→ **WHAT TO WORK ON**: Omit the pictures and print exactly the lines of the listing below, starting at the first and ending at the line containing "0.12, 0.07, 0.06];".

★ ★ ★

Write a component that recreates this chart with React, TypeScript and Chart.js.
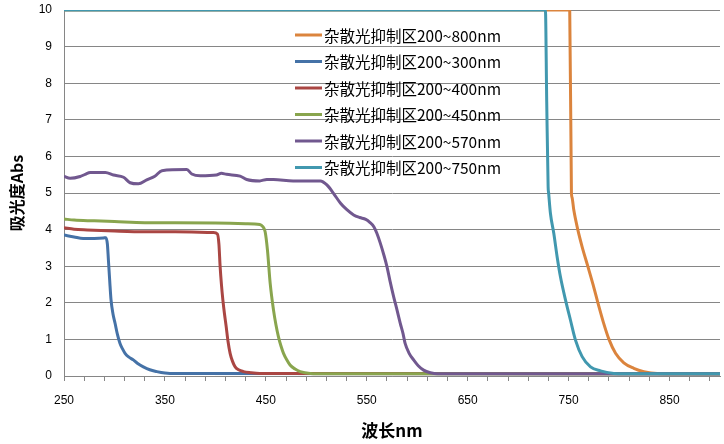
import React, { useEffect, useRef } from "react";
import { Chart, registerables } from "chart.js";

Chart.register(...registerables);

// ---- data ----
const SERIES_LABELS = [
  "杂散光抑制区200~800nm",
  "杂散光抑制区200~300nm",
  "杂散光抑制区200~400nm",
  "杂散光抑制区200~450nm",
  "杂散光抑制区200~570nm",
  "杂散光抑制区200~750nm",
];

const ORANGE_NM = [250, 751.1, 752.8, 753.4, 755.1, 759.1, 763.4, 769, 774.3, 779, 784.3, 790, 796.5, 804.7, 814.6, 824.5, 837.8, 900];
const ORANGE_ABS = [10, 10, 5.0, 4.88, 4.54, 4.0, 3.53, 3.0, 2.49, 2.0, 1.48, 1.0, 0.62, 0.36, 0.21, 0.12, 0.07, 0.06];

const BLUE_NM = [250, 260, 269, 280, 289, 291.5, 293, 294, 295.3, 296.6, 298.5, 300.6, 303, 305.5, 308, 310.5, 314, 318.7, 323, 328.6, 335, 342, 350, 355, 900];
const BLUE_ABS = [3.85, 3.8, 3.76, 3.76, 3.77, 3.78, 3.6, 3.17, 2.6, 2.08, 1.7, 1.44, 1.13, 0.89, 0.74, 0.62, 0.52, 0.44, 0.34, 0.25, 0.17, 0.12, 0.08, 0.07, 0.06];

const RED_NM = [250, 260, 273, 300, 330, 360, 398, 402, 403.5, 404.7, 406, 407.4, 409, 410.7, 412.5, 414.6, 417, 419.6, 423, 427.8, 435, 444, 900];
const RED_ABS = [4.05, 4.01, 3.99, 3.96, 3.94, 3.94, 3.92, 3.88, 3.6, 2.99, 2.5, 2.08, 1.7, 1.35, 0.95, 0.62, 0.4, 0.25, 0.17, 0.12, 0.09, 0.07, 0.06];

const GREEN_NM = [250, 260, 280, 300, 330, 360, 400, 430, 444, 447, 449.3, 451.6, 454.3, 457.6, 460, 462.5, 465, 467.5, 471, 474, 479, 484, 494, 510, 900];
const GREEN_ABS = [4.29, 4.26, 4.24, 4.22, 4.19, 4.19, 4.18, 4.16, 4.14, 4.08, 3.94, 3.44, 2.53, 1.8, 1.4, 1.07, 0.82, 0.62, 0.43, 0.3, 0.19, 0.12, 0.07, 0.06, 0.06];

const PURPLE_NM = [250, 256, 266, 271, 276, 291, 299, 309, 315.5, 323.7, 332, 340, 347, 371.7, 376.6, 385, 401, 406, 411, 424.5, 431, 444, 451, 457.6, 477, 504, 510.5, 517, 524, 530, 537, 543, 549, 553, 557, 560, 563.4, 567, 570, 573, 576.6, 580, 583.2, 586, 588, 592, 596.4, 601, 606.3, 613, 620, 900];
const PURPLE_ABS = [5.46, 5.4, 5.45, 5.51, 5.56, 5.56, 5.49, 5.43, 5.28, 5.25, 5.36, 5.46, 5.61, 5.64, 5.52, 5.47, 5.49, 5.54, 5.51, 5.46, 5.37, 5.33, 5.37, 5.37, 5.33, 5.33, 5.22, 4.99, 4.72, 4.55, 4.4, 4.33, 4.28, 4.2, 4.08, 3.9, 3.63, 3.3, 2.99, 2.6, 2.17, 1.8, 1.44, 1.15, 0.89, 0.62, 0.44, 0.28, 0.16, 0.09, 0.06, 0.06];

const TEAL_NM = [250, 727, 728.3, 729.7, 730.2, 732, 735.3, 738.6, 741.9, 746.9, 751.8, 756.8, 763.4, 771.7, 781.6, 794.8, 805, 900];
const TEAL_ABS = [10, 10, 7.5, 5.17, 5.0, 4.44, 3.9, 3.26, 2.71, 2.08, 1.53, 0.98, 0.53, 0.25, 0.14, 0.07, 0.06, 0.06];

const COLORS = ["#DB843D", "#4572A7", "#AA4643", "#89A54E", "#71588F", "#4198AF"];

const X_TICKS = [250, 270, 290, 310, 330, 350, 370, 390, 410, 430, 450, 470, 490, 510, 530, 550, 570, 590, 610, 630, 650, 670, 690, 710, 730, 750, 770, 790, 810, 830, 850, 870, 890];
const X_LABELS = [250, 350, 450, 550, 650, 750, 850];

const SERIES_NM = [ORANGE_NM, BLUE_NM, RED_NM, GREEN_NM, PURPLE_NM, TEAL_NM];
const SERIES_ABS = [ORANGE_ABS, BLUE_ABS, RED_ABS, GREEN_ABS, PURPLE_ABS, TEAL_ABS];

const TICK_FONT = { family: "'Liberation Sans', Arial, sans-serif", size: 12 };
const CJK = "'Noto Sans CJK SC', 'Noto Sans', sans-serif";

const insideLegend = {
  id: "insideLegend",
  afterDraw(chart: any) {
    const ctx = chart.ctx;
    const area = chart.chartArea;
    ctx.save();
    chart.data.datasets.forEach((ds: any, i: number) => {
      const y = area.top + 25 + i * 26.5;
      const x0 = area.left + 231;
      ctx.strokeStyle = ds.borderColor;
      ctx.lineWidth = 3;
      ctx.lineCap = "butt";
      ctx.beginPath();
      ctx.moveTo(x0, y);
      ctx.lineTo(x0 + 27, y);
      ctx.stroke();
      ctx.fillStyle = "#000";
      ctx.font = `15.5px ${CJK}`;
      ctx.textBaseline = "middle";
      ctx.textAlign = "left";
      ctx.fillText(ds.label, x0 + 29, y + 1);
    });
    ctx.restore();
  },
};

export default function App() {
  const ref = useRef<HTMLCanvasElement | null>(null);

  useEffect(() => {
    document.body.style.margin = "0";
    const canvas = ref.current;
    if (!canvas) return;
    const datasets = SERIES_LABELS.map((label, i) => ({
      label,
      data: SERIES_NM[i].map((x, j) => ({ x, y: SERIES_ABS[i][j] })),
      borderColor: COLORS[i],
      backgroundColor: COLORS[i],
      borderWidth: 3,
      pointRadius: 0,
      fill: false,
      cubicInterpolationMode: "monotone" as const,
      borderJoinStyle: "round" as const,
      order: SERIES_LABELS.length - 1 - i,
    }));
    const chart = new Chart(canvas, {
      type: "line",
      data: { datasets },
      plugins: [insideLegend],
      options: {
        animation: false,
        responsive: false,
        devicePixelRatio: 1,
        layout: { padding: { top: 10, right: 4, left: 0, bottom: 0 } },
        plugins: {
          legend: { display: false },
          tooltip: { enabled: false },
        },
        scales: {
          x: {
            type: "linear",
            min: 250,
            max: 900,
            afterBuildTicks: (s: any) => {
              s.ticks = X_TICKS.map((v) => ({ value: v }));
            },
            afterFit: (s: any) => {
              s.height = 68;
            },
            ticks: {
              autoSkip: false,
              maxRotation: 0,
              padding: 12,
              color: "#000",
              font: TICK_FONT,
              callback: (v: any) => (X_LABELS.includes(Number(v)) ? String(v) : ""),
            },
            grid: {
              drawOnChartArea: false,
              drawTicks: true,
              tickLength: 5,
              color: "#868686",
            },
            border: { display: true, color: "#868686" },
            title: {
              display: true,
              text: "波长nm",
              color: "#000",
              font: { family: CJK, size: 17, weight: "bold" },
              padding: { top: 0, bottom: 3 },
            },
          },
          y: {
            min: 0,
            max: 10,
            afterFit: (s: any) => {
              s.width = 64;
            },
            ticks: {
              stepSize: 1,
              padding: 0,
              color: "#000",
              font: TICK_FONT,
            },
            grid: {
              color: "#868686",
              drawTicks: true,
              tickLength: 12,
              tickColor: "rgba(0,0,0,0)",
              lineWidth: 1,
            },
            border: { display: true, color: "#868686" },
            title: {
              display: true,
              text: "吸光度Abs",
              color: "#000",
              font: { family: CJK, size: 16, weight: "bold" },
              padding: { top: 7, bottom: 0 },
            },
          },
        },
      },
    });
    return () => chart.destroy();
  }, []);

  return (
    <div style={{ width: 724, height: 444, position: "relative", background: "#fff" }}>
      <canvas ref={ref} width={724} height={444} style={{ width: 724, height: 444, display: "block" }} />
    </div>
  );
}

★ ★ ★

→ **EXERCISE ANSWER**:
Write a component that recreates this chart with React, TypeScript and Chart.js.
import React, { useEffect, useRef } from "react";
import { Chart, registerables } from "chart.js";

Chart.register(...registerables);

// ---- data ----
const SERIES_LABELS = [
  "杂散光抑制区200~800nm",
  "杂散光抑制区200~300nm",
  "杂散光抑制区200~400nm",
  "杂散光抑制区200~450nm",
  "杂散光抑制区200~570nm",
  "杂散光抑制区200~750nm",
];

const ORANGE_NM = [250, 751.1, 752.8, 753.4, 755.1, 759.1, 763.4, 769, 774.3, 779, 784.3, 790, 796.5, 804.7, 814.6, 824.5, 837.8, 900];
const ORANGE_ABS = [10, 10, 5.0, 4.88, 4.54, 4.0, 3.53, 3.0, 2.49, 2.0, 1.48, 1.0, 0.62, 0.36, 0.21, 0.12, 0.07, 0.06];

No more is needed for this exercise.